─── INPUT MATERIAL
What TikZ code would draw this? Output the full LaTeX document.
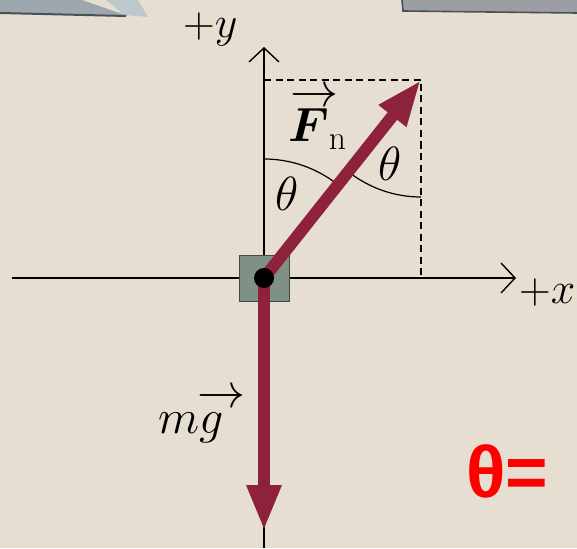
\RequirePackage{fix-cm}
\documentclass[tikz,border=0pt]{standalone}
\usepackage{amsmath}
\usepackage{graphicx}
\usepackage{fontspec}
\usetikzlibrary{arrows.meta}
\newfontfamily\thetafont{Liberation Sans}
\newcommand\arrowabove[3]{\rlap{\hspace*{#2}\raisebox{#3}{$\rightarrow$}}#1}
\definecolor{bgbeige}{RGB}{230,222,209}
\definecolor{forcered}{RGB}{142,33,60}
\definecolor{blockfill}{RGB}{127,145,132}
\definecolor{blockline}{RGB}{70,72,70}
\definecolor{greyA}{RGB}{158,166,174}
\definecolor{greyB}{RGB}{190,199,206}
\definecolor{greyC}{RGB}{155,159,163}
\definecolor{greyD}{RGB}{74,80,88}
\begin{document}
\begin{tikzpicture}[x=1pt,y=-1pt,
  axisline/.style={line width=1.4pt,black,-{Straight Barb[length=14pt,width=30pt,line width=1.4pt]}},
  guideline/.style={line width=1.2pt,black,dash pattern=on 7pt off 4.5pt},
  anglearc/.style={line width=1.2pt,black},
  forcevec/.style={line width=12pt,forcered,-{Triangle[length=46pt,width=32pt]}},
  lbl/.style={inner sep=0pt,anchor=base west,font=\fontsize{48}{52}\selectfont},
  axlbl/.style={inner sep=0pt,anchor=base west,font=\fontsize{44}{48}\selectfont},
  blockbox/.style={draw=blockline,line width=1pt,fill=blockfill,minimum width=50pt,minimum height=46pt,inner sep=0pt}
]
% background
\fill[bgbeige] (0,0) rectangle (577,548);
\useasboundingbox (0,0) rectangle (577,548);
% top corner fragments
\fill[greyA] (0,0) -- (82,0) -- (128,16) -- (0,13) -- cycle;
\fill[greyB] (106,0) -- (138,0) -- (148,17) -- (124,15) -- cycle;
\draw[greyD,line width=2pt] (0,13) -- (126,16);
\fill[greyC] (402,0) rectangle (577,12);
\draw[greyD,line width=1.6pt] (402,0) -- (403,11) -- (577,13);

% key points
\coordinate (O) at (264,278);
\coordinate (Ftip) at (421,80);
\coordinate (Wtip) at (264,531);
\coordinate (xl) at (12,278);
\coordinate (xr) at (516,278);
\coordinate (yt) at (264,47);
\coordinate (yb) at (264,548);

% axes
\draw[axisline] (xl) -- (xr);
\draw[axisline] (yb) -- (yt);
% dashed components
\draw[guideline] (O |- Ftip) -- (Ftip) -- (Ftip |- O);
% angle arcs
\draw[anglearc] (264,159) arc[start angle=270,end angle=308.4,radius=119];
\draw[anglearc] (Ftip) ++(128.4:117) arc[start angle=128.4,end angle=90,radius=117];

% block
\node[blockbox] (blk) at (O) {};
% forces
\draw[forcevec] (O) -- (Ftip);
\draw[forcevec] (O) -- (Wtip);
\fill[black] (O) circle[radius=10];

% labels
\node[axlbl] (ylab) at (183,38) {$+y$};
\node[axlbl] (xlab) at (519,303) {$+x$};
\node[lbl] (Flab) at (288,142) {$\arrowabove{\boldsymbol{F}}{2pt}{35pt}_{\mathrm{n}}$};
\node[lbl] (th1) at (275,210) {$\theta$};
\node[lbl] (th2) at (378,180) {$\theta$};
\node[lbl] (mglab) at (158,433) {$m\arrowabove{g}{-2pt}{26pt}$};
\node[inner sep=0pt,anchor=base west,text=red,font=\thetafont\bfseries\fontsize{73}{77}\selectfont] (theq) at (466,497) {θ=};
\end{tikzpicture}
\end{document}
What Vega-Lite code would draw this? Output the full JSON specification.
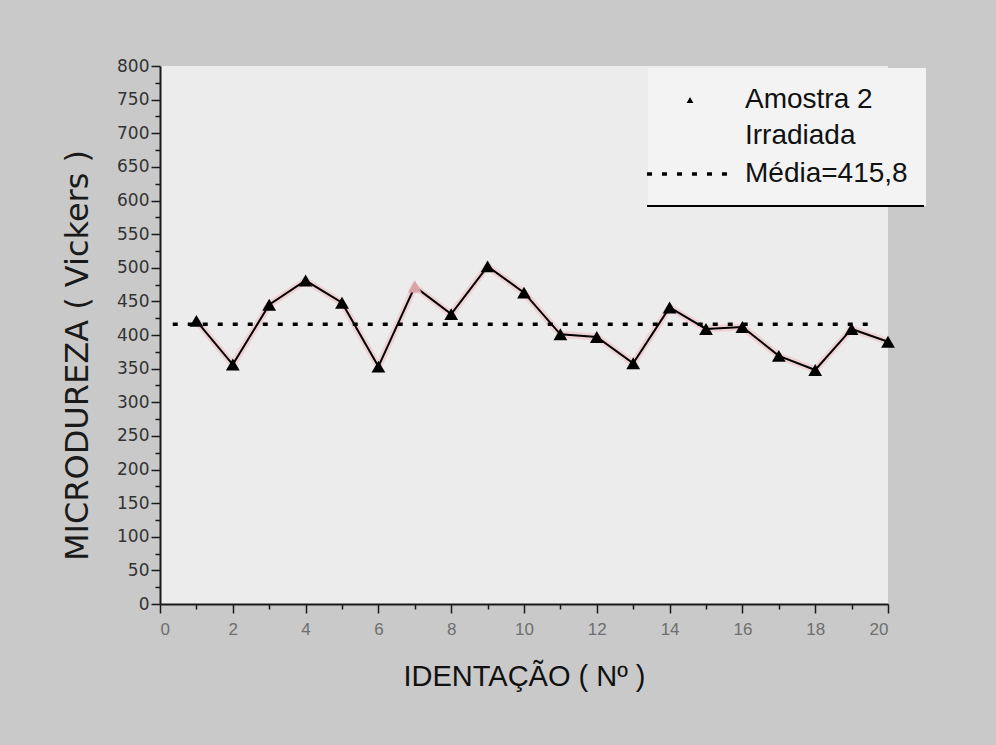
{
  "$schema": "https://vega.github.io/schema/vega-lite/v6.json",
  "width": 728,
  "height": 538,
  "autosize": {"type": "none"},
  "padding": {"left": 160, "top": 66, "right": 108, "bottom": 141},
  "background": "#c9c9c9",
  "config": {
    "view": {"stroke": null, "fill": "#ececec"},
    "font": "Liberation Sans",
    "axis": {"grid": false, "domainColor": "#1a1a1a", "domainWidth": 2, "tickColor": "#1a1a1a", "tickWidth": 1.5}
  },
  "datasets": {
    "pts": [
      {"n": 1, "v": 421}, {"n": 2, "v": 356}, {"n": 3, "v": 445}, {"n": 4, "v": 481},
      {"n": 5, "v": 448}, {"n": 6, "v": 353}, {"n": 7, "v": 472}, {"n": 8, "v": 431},
      {"n": 9, "v": 502}, {"n": 10, "v": 463}, {"n": 11, "v": 401}, {"n": 12, "v": 397},
      {"n": 13, "v": 358}, {"n": 14, "v": 441}, {"n": 15, "v": 409}, {"n": 16, "v": 412},
      {"n": 17, "v": 369}, {"n": 18, "v": 348}, {"n": 19, "v": 409}, {"n": 20, "v": 390}
    ],
    "mean": [{"n": 0.35, "v": 415.8}, {"n": 19.7, "v": 415.8}]
  },
  "encoding": {
    "x": {
      "field": "n", "type": "quantitative",
      "scale": {"domain": [0, 20], "nice": false, "zero": false},
      "axis": {
        "title": "IDENTAÇÃO ( Nº )",
        "values": [0,1,2,3,4,5,6,7,8,9,10,11,12,13,14,15,16,17,18,19,20],
        "labelExpr": "datum.value % 2 === 0 ? datum.label : ''",
        "tickSize": {"condition": {"test": "datum.value % 2 === 0", "value": 9}, "value": 5},
        "labelFont": "Liberation Sans", "labelFontSize": 17, "labelColor": "#6e6e6e", "labelPadding": 8,
        "titleFont": "Liberation Sans", "titleFontSize": 29, "titleFontWeight": "normal", "titleColor": "#111", "titlePadding": 25
      }
    },
    "y": {
      "field": "v", "type": "quantitative",
      "scale": {"domain": [0, 800], "nice": false},
      "axis": {
        "title": "MICRODUREZA ( Vickers )",
        "values": [0,25,50,75,100,125,150,175,200,225,250,275,300,325,350,375,400,425,450,475,500,525,550,575,600,625,650,675,700,725,750,775,800],
        "labelExpr": "datum.value % 50 === 0 ? datum.label : ''",
        "tickSize": {"condition": {"test": "datum.value % 50 === 0", "value": 9}, "value": 5},
        "labelFont": "DejaVu Sans", "labelFontSize": 17, "labelColor": "#333", "labelPadding": 2,
        "titleFont": "DejaVu Sans", "titleFontSize": 32, "titleFontWeight": "normal", "titleColor": "#1a1a1a", "titlePadding": 22,
        "titleY": 289
      }
    }
  },
  "layer": [
    {
      "data": {"name": "pts"},
      "mark": {"type": "line", "stroke": "#f2c2c6", "strokeWidth": 7, "opacity": 0.6},
      "encoding": {}
    },
    {
      "data": {"name": "pts"},
      "mark": {"type": "line", "stroke": "black", "strokeWidth": 2},
      "encoding": {}
    },
    {
      "data": {"name": "mean"},
      "mark": {"type": "line", "strokeWidth": 3.5, "strokeDash": [5, 10], "strokeCap": "butt"},
      "encoding": {
        "color": {
          "datum": "Média=415,8",
          "scale": {"domain": ["Amostra 2 Irradiada", "Média=415,8"], "range": ["black", "black"]},
          "legend": {
            "orient": "none", "legendX": 488, "legendY": 2,
            "title": null,
            "fillColor": "#f3f3f3",
            "padding": 18,
            "symbolSize": 7569,
            "symbolType": "stroke",
            "labelFont": "Liberation Sans", "labelFontSize": 28, "labelColor": "#111",
            "labelOffset": 51, "rowPadding": 10, "labelLimit": 400,
            "labelExpr": "datum.label === 'Amostra 2 Irradiada' ? ['Amostra 2', 'Irradiada'] : datum.label",
            "encode": {
              "symbols": {"update": {
                "x": {"value": 24},
                "shape": {"signal": "datum.value === 'Média=415,8' ? 'stroke' : 'triangle-up'"},
                "size": {"signal": "datum.value === 'Média=415,8' ? 7400 : 45"},
                "strokeDash": {"signal": "datum.value === 'Média=415,8' ? [5, 10] : [1, 0]"},
                "strokeWidth": {"signal": "datum.value === 'Média=415,8' ? 3.5 : 0"},
                "fill": {"value": "black"},
                "stroke": {"value": "black"},
                "opacity": {"value": 1}
              }},
              "labels": {"update": {"lineHeight": {"value": 36}}},
              "legend": {"update": {
                "stroke": {"value": "black"},
                "strokeWidth": {"value": 2},
                "strokeDash": {"value": [0, 418, 277, 1000]}
              }}
            }
          }
        }
      }
    },
    {
      "data": {"name": "pts"},
      "mark": {"type": "point", "shape": "triangle-up", "filled": true, "size": 190, "opacity": 1, "strokeWidth": 0},
      "encoding": {
        "color": {"datum": "Amostra 2 Irradiada"},
        "fill": {"condition": {"test": "datum.n === 7", "value": "#d9a3a7"}, "value": "black"}
      }
    }
  ]
}
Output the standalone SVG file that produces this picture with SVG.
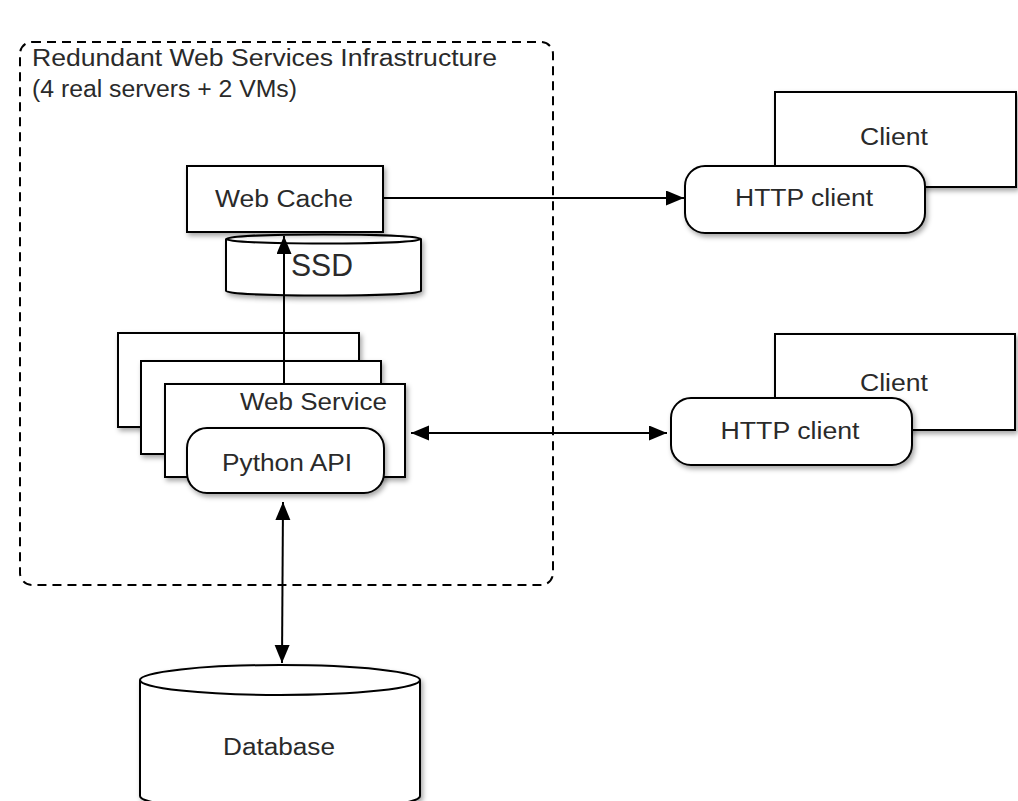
<svg xmlns="http://www.w3.org/2000/svg" width="1018" height="801" viewBox="0 0 1018 801">
  <defs>
    <filter id="sh" x="-10%" y="-10%" width="130%" height="140%">
      <feDropShadow dx="2" dy="3" stdDeviation="2.5" flood-color="#000" flood-opacity="0.35"/>
    </filter>
    <marker id="ah" markerUnits="userSpaceOnUse" markerWidth="19" markerHeight="16" refX="18" refY="7.5" orient="auto-start-reverse">
      <path d="M0,0 L18,7.5 L0,15 z" fill="#000"/>
    </marker>
  </defs>
  <style>
    .box { fill: #fff; stroke: #000; stroke-width: 2; }
    .lbl { font-family: "Liberation Sans", Arial, sans-serif; font-size: 23px; fill: #2a2a2a; }
    .c { text-anchor: middle; }
    .conn { stroke: #000; stroke-width: 2; fill: none; }
  </style>
  <rect width="1018" height="801" fill="#fff"/>

  <g id="infrastructure">
    <rect x="20" y="42" width="533" height="543" rx="12" fill="none" stroke="#000" stroke-width="2" stroke-dasharray="9 6"/>
    <text class="lbl" x="32" y="66" textLength="465" lengthAdjust="spacingAndGlyphs">Redundant Web Services Infrastructure</text>
    <text class="lbl" x="32" y="97" textLength="265" lengthAdjust="spacingAndGlyphs">(4 real servers + 2 VMs)</text>
  </g>

  <g id="ssd">
    <path class="box" filter="url(#sh)" d="M226,239 L226,291 A97.5,4.5 0 0 0 421,291 L421,239 A97.5,4.5 0 0 0 226,239 Z"/>
    <path class="conn" d="M226,239 A97.5,4.5 0 0 0 421,239"/>
    <text class="lbl" x="322" y="276" text-anchor="middle" style="font-size:31px" textLength="62" lengthAdjust="spacingAndGlyphs">SSD</text>
  </g>

  <g id="web-cache">
    <rect class="box" filter="url(#sh)" x="187" y="166" width="196" height="66"/>
    <text class="lbl c" x="284" y="207" textLength="138" lengthAdjust="spacingAndGlyphs">Web Cache</text>
  </g>

  <g id="web-service">
    <rect class="box" filter="url(#sh)" x="118" y="333" width="241" height="94"/>
    <rect class="box" filter="url(#sh)" x="141" y="361" width="240" height="93"/>
    <rect class="box" filter="url(#sh)" x="165" y="384" width="240" height="93"/>
    <text class="lbl" x="240" y="410" textLength="147" lengthAdjust="spacingAndGlyphs">Web Service</text>
  </g>

  <g id="python-api">
    <rect class="box" filter="url(#sh)" x="187" y="428" width="197" height="65" rx="20"/>
    <text class="lbl c" x="287" y="471" textLength="130" lengthAdjust="spacingAndGlyphs">Python API</text>
  </g>

  <g id="client-1">
    <rect class="box" filter="url(#sh)" x="775" y="92" width="241" height="95"/>
    <text class="lbl c" x="894" y="145" textLength="68" lengthAdjust="spacingAndGlyphs">Client</text>
  </g>
  <g id="http-client-1">
    <rect class="box" filter="url(#sh)" x="685" y="166" width="240" height="67" rx="20"/>
    <text class="lbl c" x="804" y="206" textLength="138" lengthAdjust="spacingAndGlyphs">HTTP client</text>
  </g>

  <g id="client-2">
    <rect class="box" filter="url(#sh)" x="775" y="334" width="240" height="96"/>
    <text class="lbl c" x="894" y="391" textLength="68" lengthAdjust="spacingAndGlyphs">Client</text>
  </g>
  <g id="http-client-2">
    <rect class="box" filter="url(#sh)" x="671" y="398" width="241" height="67" rx="20"/>
    <text class="lbl c" x="790" y="439" textLength="139" lengthAdjust="spacingAndGlyphs">HTTP client</text>
  </g>

  <g id="database">
    <path class="box" filter="url(#sh)" d="M140,680 L140,796 A140,15 0 0 0 420,796 L420,680 A140,15 0 0 0 140,680 Z"/>
    <path class="conn" d="M140,680 A140,15 0 0 0 420,680"/>
    <text class="lbl c" x="279" y="755" textLength="112" lengthAdjust="spacingAndGlyphs">Database</text>
  </g>

  <g id="connectors">
    <line class="conn" x1="383" y1="198" x2="684" y2="198" marker-end="url(#ah)"/>
    <line class="conn" x1="284" y1="384" x2="284" y2="236" marker-end="url(#ah)"/>
    <line class="conn" x1="411" y1="433" x2="667" y2="433" marker-start="url(#ah)" marker-end="url(#ah)"/>
    <line class="conn" x1="283" y1="502" x2="282" y2="663" marker-start="url(#ah)" marker-end="url(#ah)"/>
  </g>
</svg>
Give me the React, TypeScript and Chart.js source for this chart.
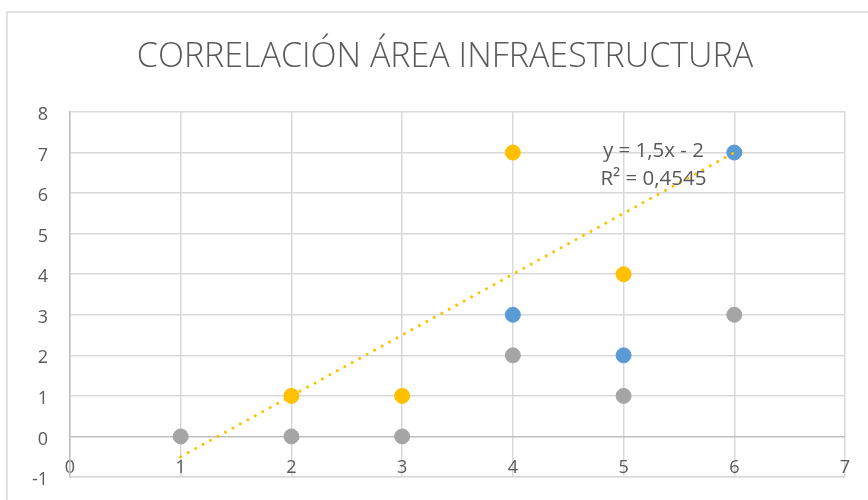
──────
## GOAL:
Using the listing above, return all lines where the word "this" occurs.

## RESULT OF THE TASK:
What TikZ code would draw this? Output the full LaTeX document.
What Vega-Lite code would draw this? Output the full JSON specification.
Output the standalone SVG file that produces this picture with SVG.
Give me the React, TypeScript and Chart.js source for this chart.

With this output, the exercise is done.